Outside experts say that continuing to strike that balance will not be easy.

“Trump is not afraid to threaten and even carry out threats that would make it more difficult and more expensive for California to host the games,” said Andrew Zimbalist, a Smith College economist who has written several books about the Olympics.

“Karen Bass and [California governor] Gavin Newsom are targets of his. He wants to make their lives more difficult, and he won’t hesitate to make the lives of Angelenos more difficult,” Zimbalist said. Newsom, who is term-limited and will leave office next year, is widely expected to run for president in 2028.

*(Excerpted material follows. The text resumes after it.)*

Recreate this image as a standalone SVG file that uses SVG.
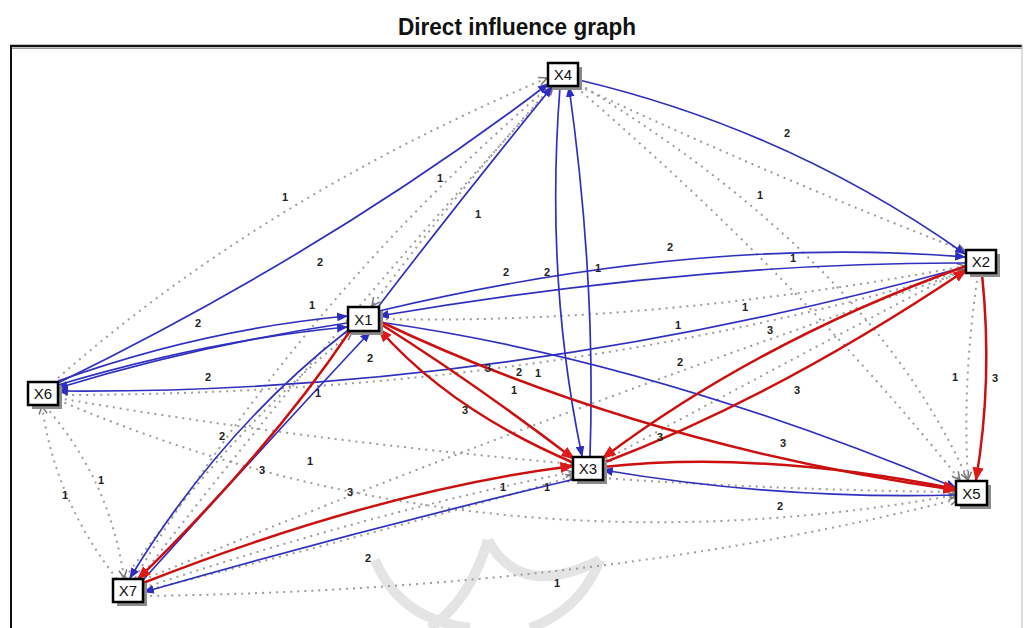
<svg xmlns="http://www.w3.org/2000/svg" width="1025" height="628" viewBox="0 0 1025 628">
<style>
.b{stroke:#3030c0;stroke-width:1.7;fill:none;marker-end:url(#mb)}
.r{stroke:#cc1010;stroke-width:2.5;fill:none;marker-end:url(#mr)}
.g{stroke:#9c9c9c;stroke-width:2;stroke-dasharray:2 5;fill:none;marker-end:url(#mg)}
.lb{font-family:"Liberation Sans",Arial,sans-serif;font-size:11px;font-weight:bold;fill:#222;text-anchor:middle}
.nt{font-family:"Liberation Sans",Arial,sans-serif;font-size:15px;fill:#111;text-anchor:middle}
.nb{fill:#fff;stroke:#000;stroke-width:2.5}
.sh{fill:#8c8c8c}
.wm{fill:none;stroke:#e4e4e4;stroke-width:10}
</style>
<defs>
<marker id="mb" viewBox="0 0 10 10" refX="9" refY="5" markerWidth="11" markerHeight="11" markerUnits="userSpaceOnUse" orient="auto"><path d="M0,1 L10,5 L0,9 z" fill="#2c2cc0"/></marker>
<marker id="mr" viewBox="0 0 10 10" refX="9" refY="5" markerWidth="14" markerHeight="14" markerUnits="userSpaceOnUse" orient="auto"><path d="M0,1 L10,5 L0,9 z" fill="#e01818"/></marker>
<marker id="mg" viewBox="0 0 10 10" refX="9" refY="5" markerWidth="10" markerHeight="10" markerUnits="userSpaceOnUse" orient="auto"><path d="M1,1 L9,5 L1,9" fill="none" stroke="#777" stroke-width="1.5"/></marker>
</defs>
<rect x="0" y="0" width="1025" height="628" fill="#fff"/>
<text x="517" y="35" font-family="'Liberation Sans',Arial,sans-serif" font-size="23" font-weight="bold" text-anchor="middle" fill="#111" textLength="238" lengthAdjust="spacingAndGlyphs">Direct influence graph</text>
<g id="frame">
<line x1="10" y1="46" x2="1022" y2="46" stroke="#111" stroke-width="2.5"/>
<line x1="12" y1="48.5" x2="1022" y2="48.5" stroke="#999" stroke-width="1"/>
<line x1="11" y1="45" x2="11" y2="628" stroke="#111" stroke-width="2"/>
<line x1="1022" y1="45" x2="1022" y2="628" stroke="#bbb" stroke-width="1"/>
</g>
<g id="watermark">
<path class="wm" d="M375,560 Q400,620 470,628"/>
<path class="wm" d="M488,540 Q470,600 430,628"/>
<path class="wm" d="M488,540 Q520,600 600,560"/>
<path class="wm" d="M600,560 Q580,610 530,628"/>
</g>
<g id="connectors">
<path class="g" d="M58,378 Q260,200 547,78"/>
<path class="g" d="M135,578 Q300,300 550,86"/>
<path class="g" d="M140,578 Q330,330 553,87"/>
<path class="g" d="M552,86 Q450,200 372,306"/>
<path class="g" d="M579,86 Q780,180 965,251"/>
<path class="g" d="M576,87 Q800,280 960,480"/>
<path class="g" d="M579,84 Q870,260 968,480"/>
<path class="g" d="M379,319 Q650,325 965,266"/>
<path class="g" d="M58,395 Q550,395 965,270"/>
<path class="g" d="M978,274 Q962,380 968,480"/>
<path class="g" d="M966,268 Q790,360 603,461"/>
<path class="g" d="M58,398 Q300,440 573,464"/>
<path class="g" d="M58,400 Q480,580 956,495"/>
<path class="g" d="M45,406 Q110,480 124,578"/>
<path class="g" d="M117,579 Q55,500 42,406"/>
<path class="g" d="M143,596 Q600,590 958,499"/>
<path class="g" d="M143,588 Q380,510 573,472"/>
<path class="g" d="M143,591 Q400,528 574,476"/>
<path class="g" d="M143,580 Q500,430 966,271"/>
<path class="g" d="M602,478 Q780,490 956,492"/>
<path class="g" d="M125,578 Q230,430 352,332"/>
<path class="b" d="M579,80 Q790,130 965,254"/>
<path class="b" d="M58,383 Q330,250 548,84"/>
<path class="b" d="M378,307 Q460,200 552,87"/>
<path class="b" d="M560,87 Q545,280 582,456"/>
<path class="b" d="M590,456 Q596,280 569,87"/>
<path class="b" d="M379,311 Q700,235 965,257"/>
<path class="b" d="M965,263 Q700,262 379,316"/>
<path class="b" d="M965,267 Q500,395 58,391"/>
<path class="b" d="M58,381 Q200,330 347,316"/>
<path class="b" d="M347,323 Q200,345 58,388"/>
<path class="b" d="M58,385 Q210,340 347,327"/>
<path class="b" d="M379,322 Q650,360 956,488"/>
<path class="b" d="M347,331 Q220,430 130,578"/>
<path class="b" d="M143,580 Q260,450 370,332"/>
<path class="b" d="M575,479 Q360,530 144,592"/>
<path class="b" d="M956,495 Q780,500 603,470"/>
<path class="r" d="M982,274 Q993,380 976,480"/>
<path class="r" d="M966,266 Q760,340 603,458"/>
<path class="r" d="M603,463 Q780,395 966,270"/>
<path class="r" d="M379,323 Q470,380 574,459"/>
<path class="r" d="M574,463 Q450,410 379,329"/>
<path class="r" d="M379,321 Q640,445 956,490"/>
<path class="r" d="M603,467 Q760,450 956,489"/>
<path class="r" d="M350,331 Q270,450 138,579"/>
<path class="r" d="M143,583 Q380,490 573,466"/>
</g>
<g id="labels">
<text class="lb" x="285" y="201">1</text>
<text class="lb" x="440" y="182">1</text>
<text class="lb" x="478" y="218">1</text>
<text class="lb" x="787" y="137">2</text>
<text class="lb" x="760" y="199">1</text>
<text class="lb" x="320" y="266">2</text>
<text class="lb" x="670" y="251">2</text>
<text class="lb" x="506" y="276">2</text>
<text class="lb" x="547" y="276">2</text>
<text class="lb" x="598" y="272">1</text>
<text class="lb" x="793" y="262">1</text>
<text class="lb" x="312" y="309">1</text>
<text class="lb" x="198" y="327">2</text>
<text class="lb" x="745" y="311">1</text>
<text class="lb" x="678" y="329">1</text>
<text class="lb" x="370" y="362">2</text>
<text class="lb" x="770" y="334">3</text>
<text class="lb" x="208" y="381">2</text>
<text class="lb" x="488" y="372">3</text>
<text class="lb" x="519" y="376">2</text>
<text class="lb" x="538" y="377">1</text>
<text class="lb" x="514" y="394">1</text>
<text class="lb" x="318" y="397">1</text>
<text class="lb" x="680" y="366">2</text>
<text class="lb" x="797" y="394">3</text>
<text class="lb" x="955" y="381">1</text>
<text class="lb" x="995" y="382">3</text>
<text class="lb" x="465" y="414">3</text>
<text class="lb" x="222" y="440">2</text>
<text class="lb" x="660" y="441">3</text>
<text class="lb" x="783" y="447">3</text>
<text class="lb" x="310" y="465">1</text>
<text class="lb" x="262" y="474">3</text>
<text class="lb" x="101" y="484">1</text>
<text class="lb" x="65" y="499">1</text>
<text class="lb" x="350" y="496">3</text>
<text class="lb" x="503" y="491">1</text>
<text class="lb" x="547" y="491">1</text>
<text class="lb" x="780" y="510">2</text>
<text class="lb" x="368" y="562">2</text>
<text class="lb" x="557" y="587">1</text>
</g>
<g id="X4"><rect class="sh" x="552" y="67" width="30" height="23"/><rect class="nb" x="548" y="63" width="30" height="23"/><text class="nt" x="563" y="80">X4</text></g>
<g id="X2"><rect class="sh" x="970" y="254" width="30" height="23"/><rect class="nb" x="966" y="250" width="30" height="23"/><text class="nt" x="981" y="267">X2</text></g>
<g id="X1"><rect class="sh" x="352" y="311" width="31" height="24"/><rect class="nb" x="348" y="307" width="31" height="24"/><text class="nt" x="363.5" y="325">X1</text></g>
<g id="X6"><rect class="sh" x="32" y="386" width="30" height="23"/><rect class="nb" x="28" y="382" width="30" height="23"/><text class="nt" x="43" y="399">X6</text></g>
<g id="X3"><rect class="sh" x="577" y="461" width="30" height="23"/><rect class="nb" x="573" y="457" width="30" height="23"/><text class="nt" x="588" y="474">X3</text></g>
<g id="X5"><rect class="sh" x="960" y="485" width="31" height="24"/><rect class="nb" x="956" y="481" width="31" height="24"/><text class="nt" x="971.5" y="499">X5</text></g>
<g id="X7"><rect class="sh" x="117" y="583" width="30" height="23"/><rect class="nb" x="113" y="579" width="30" height="23"/><text class="nt" x="128" y="596">X7</text></g>
</svg>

But there is another view: that Trump’s attachment to the Olympics – a coda to his presidency – will help guarantee its success.

“He’ll be sitting front and center,” Endeavor and TKO executive Mark Shapiro said, according to a recording of his remarks at the Morgan Stanley media conference earlier this year. “I’m a true believer that this will be his Olympics as much as anything else.” He suggested “the Trump Olympics” deserved a trademark.

Trump’s hostility toward the city has fueled growing calls for Los Angeles to withdraw from the 2028 Olympics.

“You don’t stand idly by as your sworn enemy assumes even more power to mess with you – you toss that problem elsewhere if you can,” LA Times columnist Gustavo Arellano wrote in an op-ed urging the city to pull out.

But despite mounting outcry, there is little chance LA would – or could – withdraw.

“In Los Angeles, crime is down, homelessness is down and we are leading the fastest disaster recovery effort in state history,” Bass said in a recent statement, announcing the opening of ticket registration for the games. “LA will be ready for millions to see the best of our small businesses, diverse communities and so much more.”